Node.js (Transform Stream)

const fs = require('fs');
const { Transform } = require('stream');

const upperCase = new Transform({
  transform(chunk, enc, cb) { this.push(chunk.toString().toUpperCase()); cb(); }
});
fs.createReadStream('input.txt')
  .pipe(upperCase)
  .pipe(fs.createWriteStream('output.txt'));

Java (BufferedReader)

import java.io.*;
import java.nio.file.*;

public class StreamProcessor {
    public static void process(String input, String output) throws IOException {
        try (BufferedReader r = Files.newBufferedReader(Path.of(input));
             BufferedWriter w = Files.newBufferedWriter(Path.of(output))) {
            String line;
            while ((line = r.readLine()) != null) {
                w.write(line.toUpperCase());
                w.newLine();
            }
        }
    }
}

Explanation

  • Lazy evaluation: Streams do not read the entire file upfront. They pull data on demand — a few kilobytes or lines at a time. This keeps memory usage flat even for terabyte-scale files.
  • Backpressure: In Node.js, streams automatically handle cases where the writer is slower than the reader. The reader pauses until the writer catches up, preventing memory from filling with unprocessed chunks.
  • Composable pipelines: Multiple transformations (decode CSV, filter rows, aggregate, encode JSON) chain together as a pipeline. Each stage processes chunks independently.
  • Error handling: Stream errors can occur at any stage. Centralized error handlers catch failures without leaking resources or leaving partial output files.

Variants

ApproachMemory UsageComplexityBest For
Full file loadO(file size)LowSmall files (< RAM)
Line-by-line streamO(line size)LowText files, CSV, logs
Chunk streamO(buffer size)MediumBinary files, compression
Parallel streamO(buffer × workers)HighCPU-intensive transforms

Best Practices

  • Use buffered I/O: unbuffered reads and writes issue a system call per byte. Buffers (8KB default) amortize this overhead.
  • Handle encoding explicitly: default encodings vary by platform. Specify utf-8 to avoid corruption.
  • Validate input early: malformed data in a stream can cause downstream errors. Sanitize or skip bad records.
  • Implement progress reporting: for long-running streams, emit progress events or log processed byte counts.
  • Close resources properly: use with (Python), try-with-resources (Java), or pipeline (Node.js) to ensure file handles are released.

Common Mistakes

  • Loading entire files into arrays: readlines() or readFile() reads everything into memory. For large files, use streaming equivalents.
  • Ignoring backpressure: in Node.js, writing to a slow consumer without handling drain events causes memory to grow unbounded.
  • Not handling partial multibyte characters: a chunk boundary may split a UTF-8 multibyte character. Buffer incomplete characters across chunks.
  • Writing to the same file you read from: overwriting a file while streaming from it corrupts data. Write to a temporary file and rename atomically.
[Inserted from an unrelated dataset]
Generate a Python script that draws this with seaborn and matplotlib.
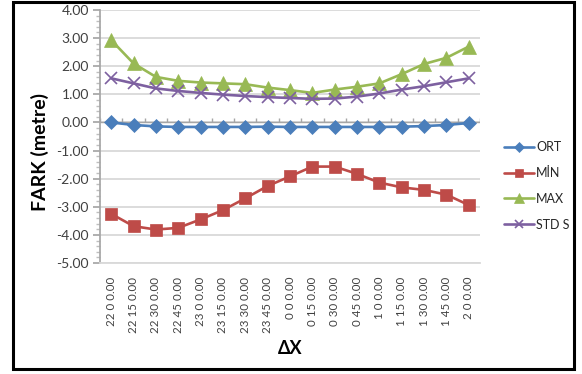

Frequently Asked Questions

Q: How do I process a file that does not fit on disk either? A: Use network streaming or process chunks from cloud storage (S3 GetObject with Range headers) without downloading the entire file.

Q: Can I resume an interrupted stream? A: Yes. Track the last successfully processed byte offset and seek to that position on restart. Include checksums to verify continuity.

Q: Are streams always faster than loading the whole file? A: Not always. For small files, the overhead of stream management may exceed the cost of a single read. Profile with your actual file sizes.

Q: How do I stream-process ZIP or GZIP files? A: Use streaming compression libraries like zlib (Node.js), gzip (Python), or GZIPInputStream (Java) as intermediate pipeline stages.